In other news.........
There was almost an incident at Babies R Us the other day.
I am starting to think that employees at Babies R Us are people that couldn't hack it over at Toys R Us, so they got kicked down to the baby store.
Carrie wanted to order the bedding for the cribs. Now, the bedding that she picked out is only available online. However, we were told that you can't get a triplet discount online. Also, for security reasons, you can only use a certain number of gift cards for online purchases.
These are Babies R Us Gift Cards. They were purchased by our friends and family. Babies R Us already HAS the money. We just have the little plastic cards.
My head hurts.
We go into the store and talk to the person on the Registry counter.
Carrie: Hi, I would like to order crib bedding that is only available online. I wanted to do it in the store so that we could get a multiples discount and I could use my gift cards.
Clerk: What? Online? What's a gift card?
Carrie: The bedding I want is only available online. I thought I could order it through you, pay for it, and get the triplet discount.
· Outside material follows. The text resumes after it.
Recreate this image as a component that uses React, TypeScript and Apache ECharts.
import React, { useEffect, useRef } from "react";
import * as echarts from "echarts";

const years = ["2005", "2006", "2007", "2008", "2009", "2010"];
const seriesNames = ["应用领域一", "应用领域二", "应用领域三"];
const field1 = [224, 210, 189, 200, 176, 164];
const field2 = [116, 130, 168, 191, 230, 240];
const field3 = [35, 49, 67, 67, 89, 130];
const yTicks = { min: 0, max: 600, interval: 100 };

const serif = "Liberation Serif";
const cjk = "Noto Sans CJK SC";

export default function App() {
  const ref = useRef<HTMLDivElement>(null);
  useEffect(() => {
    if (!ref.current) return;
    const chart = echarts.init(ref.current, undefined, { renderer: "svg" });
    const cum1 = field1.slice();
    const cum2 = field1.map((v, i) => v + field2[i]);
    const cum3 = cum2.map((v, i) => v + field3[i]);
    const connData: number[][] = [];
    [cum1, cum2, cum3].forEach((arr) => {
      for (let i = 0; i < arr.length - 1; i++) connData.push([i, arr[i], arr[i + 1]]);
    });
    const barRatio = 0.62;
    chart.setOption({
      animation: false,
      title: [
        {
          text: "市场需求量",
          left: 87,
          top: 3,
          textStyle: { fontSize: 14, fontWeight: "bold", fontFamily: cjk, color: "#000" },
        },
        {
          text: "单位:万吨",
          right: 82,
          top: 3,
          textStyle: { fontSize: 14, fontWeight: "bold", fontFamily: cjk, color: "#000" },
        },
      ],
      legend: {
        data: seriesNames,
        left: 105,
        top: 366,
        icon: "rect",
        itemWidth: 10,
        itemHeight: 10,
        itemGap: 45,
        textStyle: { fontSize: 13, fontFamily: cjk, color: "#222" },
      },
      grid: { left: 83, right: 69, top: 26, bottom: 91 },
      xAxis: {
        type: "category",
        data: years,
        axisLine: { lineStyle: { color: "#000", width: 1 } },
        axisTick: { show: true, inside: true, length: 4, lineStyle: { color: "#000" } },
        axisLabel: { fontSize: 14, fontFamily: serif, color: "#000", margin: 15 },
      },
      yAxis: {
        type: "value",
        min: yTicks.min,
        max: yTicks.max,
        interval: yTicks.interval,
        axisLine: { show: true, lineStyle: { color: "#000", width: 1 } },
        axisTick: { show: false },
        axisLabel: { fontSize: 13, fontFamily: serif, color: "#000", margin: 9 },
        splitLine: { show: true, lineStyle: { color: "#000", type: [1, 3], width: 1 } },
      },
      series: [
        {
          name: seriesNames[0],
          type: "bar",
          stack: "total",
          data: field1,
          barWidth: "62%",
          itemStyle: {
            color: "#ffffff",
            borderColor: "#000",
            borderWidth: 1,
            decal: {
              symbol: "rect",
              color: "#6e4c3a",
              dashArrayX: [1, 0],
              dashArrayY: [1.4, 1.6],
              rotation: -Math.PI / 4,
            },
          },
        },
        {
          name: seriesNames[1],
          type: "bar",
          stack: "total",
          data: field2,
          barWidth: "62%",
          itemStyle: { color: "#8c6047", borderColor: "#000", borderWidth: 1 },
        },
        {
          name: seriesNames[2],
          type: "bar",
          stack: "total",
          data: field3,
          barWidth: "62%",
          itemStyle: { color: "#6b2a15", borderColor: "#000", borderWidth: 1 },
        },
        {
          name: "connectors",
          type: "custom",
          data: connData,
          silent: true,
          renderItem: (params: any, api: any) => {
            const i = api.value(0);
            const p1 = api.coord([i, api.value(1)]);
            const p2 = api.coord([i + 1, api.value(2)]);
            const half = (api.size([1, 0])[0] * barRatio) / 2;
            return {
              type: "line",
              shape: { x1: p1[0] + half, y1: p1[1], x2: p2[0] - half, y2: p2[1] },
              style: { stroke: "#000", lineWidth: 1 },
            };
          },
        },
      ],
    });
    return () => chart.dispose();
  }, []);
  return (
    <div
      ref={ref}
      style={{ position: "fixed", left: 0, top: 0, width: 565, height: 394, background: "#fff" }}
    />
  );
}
Clerk: Bedding. What's bedding? What is a discount? If it isn't in the store, I can't sell it to you.
At this point I have to walk off. I will totally go off on this woman and Carrie will be upset.
Carrie wades back in.
Carrie: You can do special orders? Including stuff online?
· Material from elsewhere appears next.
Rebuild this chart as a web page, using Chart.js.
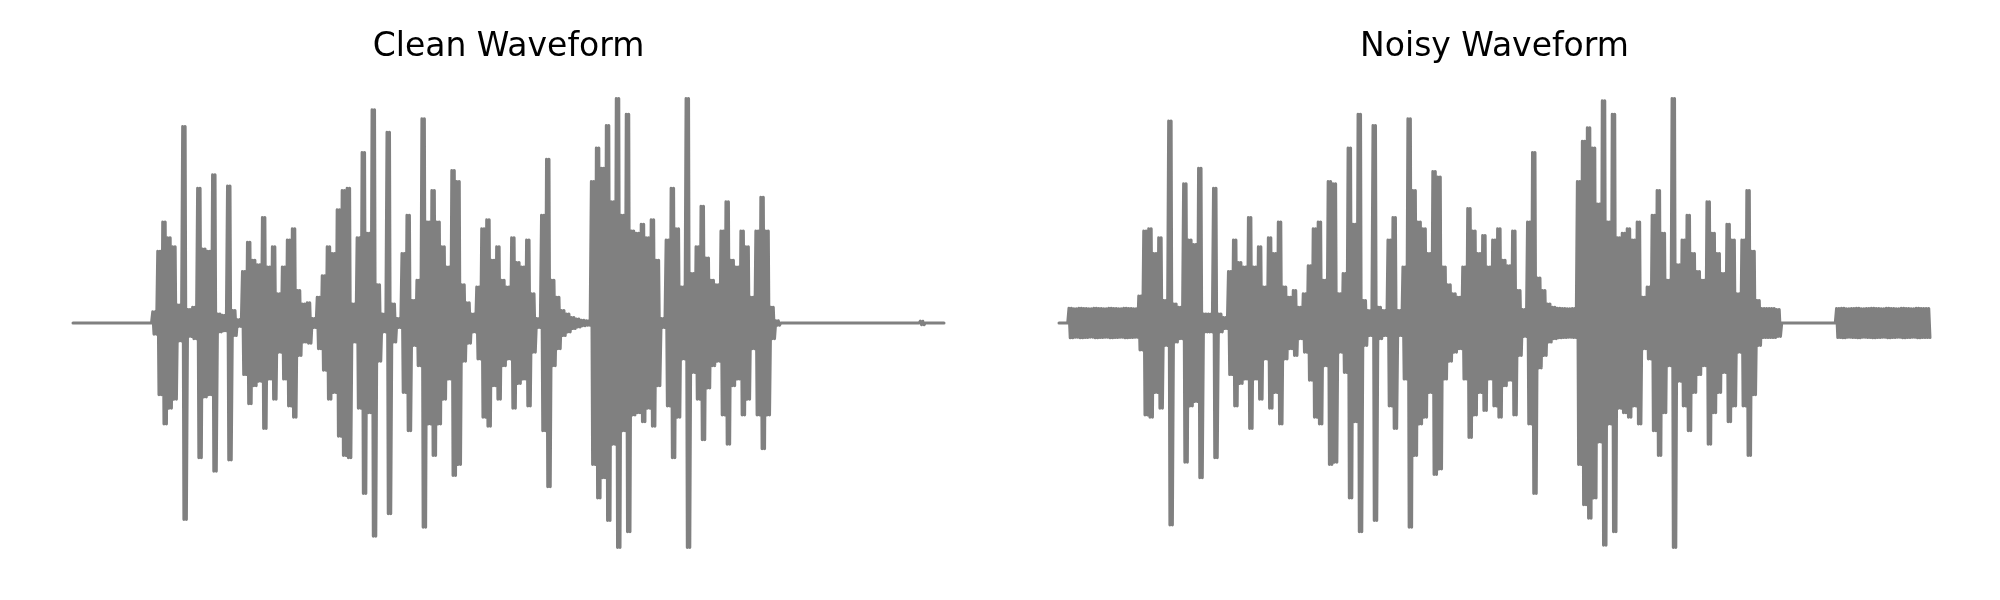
<!DOCTYPE html>
<html>
<head>
<meta charset="utf-8">
<script src="https://cdn.jsdelivr.net/npm/chart.js@4.4.1/dist/chart.umd.min.js"></script>
<style>
  body { margin: 0; background: #fff; width: 2000px; height: 600px; overflow: hidden; position: relative; }
  .panel { position: absolute; top: 0; width: 881px; height: 600px; }
</style>
</head>
<body>
<div class="panel" style="left:68px"><canvas id="cleanChart" width="881" height="600"></canvas></div>
<div class="panel" style="left:1054px"><canvas id="noisyChart" width="881" height="600"></canvas></div>
<script>
// Envelope peaks (normalised amplitude), one value per column
const cleanPeaks = [
  0, 0, 0, 0, 0, 0, 0, 0, 0, 0, 0, 0, 0, 0, 0, 0,
  0.05, 0.32, 0.45, 0.38, 0.34, 0.08, 0.875, 0.06, 0.07, 0.60,
  0.33, 0.32, 0.66, 0.04, 0.035, 0.61, 0.056, 0.015, 0.23, 0.36,
  0.28, 0.26, 0.47, 0.25, 0.34, 0.13, 0.25, 0.37, 0.42, 0.145,
  0.085, 0.09, 0.02, 0.115, 0.21, 0.34, 0.31, 0.505, 0.59, 0.60,
  0.085, 0.38, 0.76, 0.40, 0.95, 0.17, 0.04, 0.85, 0.085, 0.02,
  0.31, 0.48, 0.10, 0.19, 0.91, 0.45, 0.59, 0.45, 0.34, 0.25,
  0.68, 0.63, 0.17, 0.09, 0.04, 0.16, 0.42, 0.46, 0.28, 0.34,
  0.19, 0.16, 0.38, 0.27, 0.25, 0.37, 0.13, 0.02, 0.48, 0.73,
  0.19, 0.115, 0.056, 0.04, 0.025, 0.018, 0.012, 0.01, 0.63, 0.78,
  0.69, 0.88, 0.54, 1.0, 0.48, 0.93, 0.41, 0.40, 0.44, 0.38,
  0.46, 0.28, 0.02, 0.37, 0.60, 0.42, 0.16, 1.0, 0.22, 0.34,
  0.52, 0.29, 0.19, 0.17, 0.41, 0.54, 0.28, 0.25, 0.41, 0.34,
  0.115, 0.41, 0.56, 0.41, 0.07, 0.01,
  0, 0, 0, 0, 0, 0, 0, 0, 0, 0, 0, 0, 0, 0,
  0, 0, 0, 0, 0, 0, 0, 0, 0, 0, 0, 0, 0, 0,
  0.008, 0, 0, 0, 0
];

const noisyPeaks = [
  0, 0,
  0.066, 0.064, 0.066, 0.065, 0.063, 0.066, 0.065, 0.064, 0.066, 0.065, 0.064, 0.066, 0.065, 0.064,
  0.12, 0.41, 0.42, 0.31, 0.38, 0.10, 0.90, 0.085, 0.07, 0.62,
  0.37, 0.35, 0.69, 0.04, 0.04, 0.60, 0.04, 0.025, 0.23, 0.37,
  0.27, 0.25, 0.47, 0.25, 0.34, 0.16, 0.38, 0.31, 0.45, 0.16,
  0.115, 0.145, 0.07, 0.13, 0.255, 0.42, 0.45, 0.19, 0.63, 0.62,
  0.13, 0.22, 0.78, 0.44, 0.93, 0.10, 0.056, 0.88, 0.07, 0.056,
  0.37, 0.47, 0.056, 0.25, 0.91, 0.59, 0.45, 0.42, 0.31, 0.675,
  0.65, 0.25, 0.17, 0.13, 0.115, 0.25, 0.51, 0.41, 0.31, 0.39,
  0.25, 0.37, 0.42, 0.28, 0.255, 0.41, 0.145, 0.06, 0.45, 0.76,
  0.20, 0.145, 0.085, 0.07, 0.066, 0.065, 0.064, 0.065, 0.63, 0.81,
  0.87, 0.78, 0.53, 0.99, 0.45, 0.93, 0.38, 0.40, 0.42, 0.37,
  0.45, 0.115, 0.16, 0.48, 0.59, 0.40, 0.19, 1.0, 0.26, 0.37,
  0.48, 0.31, 0.23, 0.19, 0.54, 0.40, 0.31, 0.22, 0.44, 0.37,
  0.13, 0.37, 0.59, 0.32, 0.10, 0.065, 0.065, 0.065, 0.06,
  0, 0, 0, 0, 0, 0, 0, 0, 0, 0, 0,
  0.065, 0.066, 0.064, 0.065, 0.066, 0.064, 0.065, 0.066, 0.065, 0.064,
  0.066, 0.065, 0.064, 0.066, 0.065, 0.064, 0.066, 0.065, 0.065
];

const chartTitles = ['Clean Waveform', 'Noisy Waveform'];

// each column swings up and down between its peaks a few times, like the raw signal
function toWave(peaks) {
  const pts = [];
  let sign = 1;
  peaks.forEach((a, i) => {
    [-0.375, -0.125, 0.125, 0.375].forEach(dx => {
      pts.push({ x: i + dx, y: sign * a });
      sign = -sign;
    });
  });
  return pts;
}

function drawWaveform(canvasId, peaks, title) {
  const ctx = document.getElementById(canvasId).getContext('2d');
  return new Chart(ctx, {
    type: 'line',
    data: {
      datasets: [{
        data: toWave(peaks),
        borderColor: '#808080',
        borderWidth: 3,
        borderCapStyle: 'round',
        borderJoinStyle: 'round',
        pointRadius: 0,
        tension: 0,
        fill: false,
        clip: false
      }]
    },
    options: {
      responsive: false,
      animation: false,
      events: [],
      layout: { padding: { left: 5, right: 5, top: 0, bottom: 29 } },
      plugins: {
        legend: { display: false },
        tooltip: { enabled: false },
        title: {
          display: true,
          text: title,
          color: '#000',
          font: { family: "'DejaVu Sans'", size: 33, weight: 'normal' },
          padding: { top: 27.4, bottom: 8 }
        }
      },
      scales: {
        x: { type: 'linear', display: false, min: -0.375, max: peaks.length - 1 + 0.375 },
        y: { display: false, min: -1.105, max: 1.105 }
      }
    }
  });
}

drawWaveform('cleanChart', cleanPeaks, chartTitles[0]);
drawWaveform('noisyChart', noisyPeaks, chartTitles[1]);
</script>
</body>
</html>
Carrie: Good, then I want to order three sets of bedding.
Clerk: I can't discount anything that isn't in the store. You have to place that order online.
Carrie's head is about to explode. I can see her blood pressure going up and up.
Carrie collects herself.
Carrie: I'm sorry. We will do just that.
We go home.
Carrie calls Baby's R Us Online and tries to order the bedding again.
Operator: You can't use that many gift cards online. You have to go to a store to place this order.
Carrie: I was just at a store. You know what. Forget the whole thing.
Me: (in the background) Ask for a supervisor.
Carrie: May I speak to a supervisor?
We are put on hold.
Carrie is getting even more worked up. The Doctor just told us that she has to watch her blood pressure.
Me: Let me talk to them.
Carrie is tired and gives up the phone.
Supervisor: Mrs. Krug
Me: No, you got Mr. Krug now.
Supervisor: I'm sorry I thought we had a Mrs. Krug on the line.
Me: No, and I think it's better for you that you don't.
Supervisor: What exactly is the problem here? My operator tells me you are upset about the discount we are offering.
Me: No, we are upset that we can't use our gift cards to purchase this bedding.
Supervisor: Oh that's simple. Just go to a store and place the order.
I have no idea why we wonder why the United States of America is having rough economic times.
Me: Just got back from one of your stores. We tried this same thing, and the clerk acted like we were speaking Swahili.
Supervisor: Oh. I'm very sorry. You can only use five gift cards for online orders. You will have to pay the rest.
Me: Why on earth would I do that? You HAVE the money. These are gift cards. From your store. Bought and paid for.
Supervisor: I know it's confusing Sir, but Babies R Us Online and Babies R Us are two different companies.
Me: With the same Gift Card for both places. The way your blood sucking corporation is set up is not my problem. We want this bedding. You HAVE the money. We've been to the store and they aren't interested in helping us spend the money that you already have. This has led us to you.
Supervisor: I understand your frustration. How about this? I will give you a 30% discount across the board and free shipping to make up for this. How about that?
I hand the phone back to Carrie who completes the transaction.
We save almost $200 on the deal.
The boys will have bedding.
Peace is restored.
I would like to take a moment and thank everyone for their comments. I know that I have said it before, but we really enjoy reading them. We really like the comments from other parents with multiples. All of you have been so supportive and it is so good to hear that people had triplets and actually lived.
One more thing, Carrie and I, along with all of Back Porch Mary went and saw Ricky Skaggs and Kentucky Thunder last night. Carrie made it through the whole show. She would go sit down for a bit, and then come stand right in the middle of the crowd with me for a while and then do it all over. She never complained. I knew she was uncomfortable, but she knew how much that show meant to me, so she hung in. That's how much she loves me.
I'm a lucky guy.
If you get a chance, check out Ricky and his band. It's Bluegrass, and they are the best at it. Shows like that restore my faith in the world. Music like that is a testament to all the things that are good, right, and pure in this world.